Kristen Mae is a novelist, freelancer, classical musician, and artist. Follow her on Abandoning Pretense, and check out her books, Beyond the Break and Red Water, available now at most online booksellers.


  1. I love this. Sometimes our kids turn out to be better than we could ever have hoped BECA– USE of their little imperfections. Plus, that kid from Jerry Maguire was really annoying 😉

  2. I seriously wanted to punch you in the neck until I got to “And then he was born.” Then I was all, duh that couldn’t be a real child!

  3. Karen Flint Reply

    Our Grandson Lucas, yes the boy in the blog, is absolutely perfect to us. Yes he has ADHD and sometimes I know drives his parents crazy, but you could not ask for a more lovable, sincere, insightful, intelligent boy. He’s the best. He’s awesome actually. And you know what, he told me, his grandma, that no matter how old he was, he would never be embarrassed to give his grandma a hug and kiss. God, I love that boy!!!!

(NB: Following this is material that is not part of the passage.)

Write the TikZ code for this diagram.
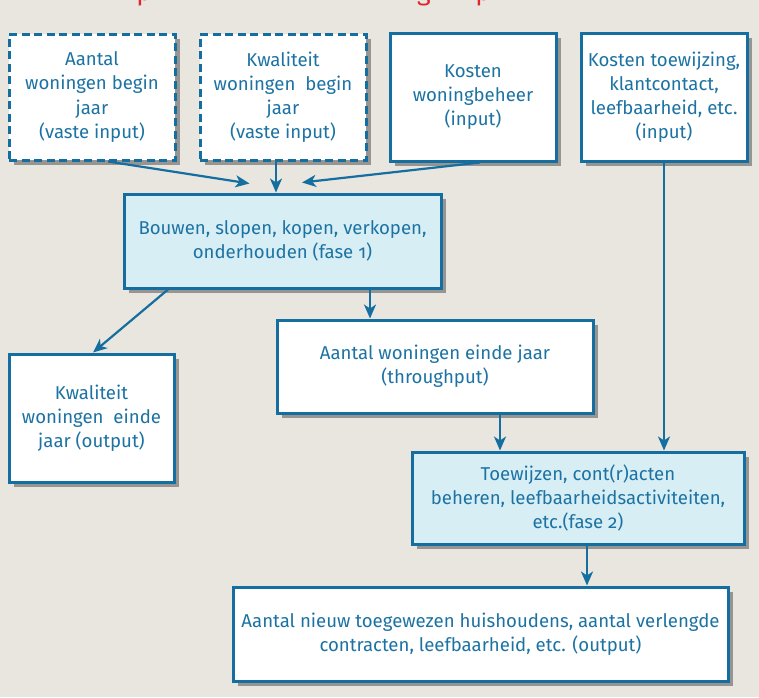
\documentclass[tikz,border=0pt]{standalone}
\usepackage{fontspec}
\setmainfont{Fira Sans}[Numbers=OldStyle]
\usetikzlibrary{arrows.meta,shadows}
\definecolor{bg}{RGB}{232,230,223}
\definecolor{dblue}{RGB}{20,110,160}
\definecolor{tblue}{RGB}{28,115,163}
\definecolor{lblue}{RGB}{216,238,245}
\definecolor{tred}{RGB}{228,35,45}
\tikzset{
 boxbase/.style={draw=dblue, line width=3pt, fill=white, text=tblue, align=center,
   font=\fontsize{18.6}{24}\selectfont, inner sep=0pt,
   drop shadow={shadow xshift=5pt, shadow yshift=-5pt, fill=black, opacity=0.35}},
 inbox/.style={boxbase},
 dashbox/.style={boxbase, dash pattern=on 8pt off 4.5pt},
 procbox/.style={boxbase, fill=lblue},
 conn/.style={draw=dblue, line width=2.2pt, -{Stealth[length=14pt,width=12pt,inset=4pt]}},
 redtitle/.style={anchor=base, text=tred, inner sep=0pt, font=\fontsize{26}{30}\selectfont},
}
\begin{document}
\begin{tikzpicture}[x=1pt,y=-1pt]
\path[use as bounding box, fill=bg] (0,0) rectangle (759,697);
% clipped title remnants
\node[redtitle] (t1) at (144,0) {p};
\node[redtitle] (t2) at (424,0) {g};
\node[redtitle] (t3) at (483,0) {p};
% boxes
\node[dashbox, minimum width=166pt, minimum height=126pt] (b1) at (92,97) {Aantal\\woningen begin\\jaar\\(vaste input)};
\node[dashbox, minimum width=166pt, minimum height=126pt] (b2) at (283,97) {Kwaliteit\\woningen\ \ begin\\jaar\\(vaste input)};
\node[inbox, minimum width=166pt, minimum height=128pt] (b3) at (473,97) {Kosten\\woningbeheer\\(input)};
\node[inbox, minimum width=166pt, minimum height=128pt] (b4) at (664,97) {Kosten toewijzing,\\klantcontact,\\leefbaarheid, etc.\\(input)};
\node[procbox, minimum width=317pt, minimum height=94pt] (b5) at (282.5,241) {Bouwen, slopen, kopen, verkopen,\\onderhouden (fase 1)};
\node[inbox, minimum width=316pt, minimum height=93pt] (b6) at (435,366.5) {Aantal woningen einde jaar\\(throughput)};
\node[inbox, minimum width=165pt, minimum height=128pt] (b7) at (91.5,418) {Kwaliteit\\woningen\ \ einde\\jaar (output)};
\node[procbox, minimum width=332pt, minimum height=92pt] (b8) at (578,498) {Toewijzen, cont(r)acten\\beheren, leefbaarheidsactiviteiten,\\etc.(fase 2)};
\node[inbox, minimum width=495pt, minimum height=94pt] (b9) at (480.5,634) {Aantal nieuw toegewezen huishoudens, aantal verlengde\\contracten, leefbaarheid, etc. (output)};
% connectors
\draw[conn] ([xshift=16pt]b1.south) -- ([xshift=-33pt,yshift=9pt]b5.north);
\draw[conn] ([xshift=-7pt]b2.south) -- ([xshift=-6.5pt]b5.north);
\draw[conn] ([xshift=7pt]b3.south) -- ([xshift=19.5pt,yshift=10pt]b5.north);
\draw[conn] (b4.south) -- (b4.south |- b8.north);
\draw[conn] ([xshift=87.5pt]b5.south) -- ([xshift=87.5pt]b5.south |- b6.north);
\draw[conn] ([xshift=-114.5pt]b5.south) -- ([xshift=1.5pt]b7.north);
\draw[conn] ([xshift=65pt]b6.south) -- ([xshift=65pt]b6.south |- b8.north);
\draw[conn] ([xshift=9pt]b8.south) -- ([xshift=9pt]b8.south |- b9.north);
\end{tikzpicture}
\end{document}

  4. Before my kids were born, I had visions of them playing quietly and contentedly on the living room floor–building with their Legos, making obstacle courses for their matchbox cars, then cleaning everything up and putting it away when they were done.

    Reality: my kids play together only when you define “playing” as trying to beat the shit out of each other with an inflatable plastic guitar won at the school carnival (at least it’s not a real guitar?). Matchbox cars and Legos make good projectiles for when the guitar develops a slow leak from the abuse. They have two volumes, THE TOP OF THEIR LUNGS, and asleep. Sometimes it’s like parenting four fucking Sam Kinisons, only without the profanity and the sex jokes.

  5. This is so clever! Love it. And I have one that was going to be a rocket scientist. Only he’s not. Going to be one, that is:). More likely a stunt car driver. Sigh.

  6. As always, incredibly well done. You had me convinced until about the fifth paragraph, then I was calling shenanigans. I did the same thing prior to my first coming into the world. Now I have to constantly remind myself that I was completely delusional and I need to accept parenting for the comedy of errors that is really is.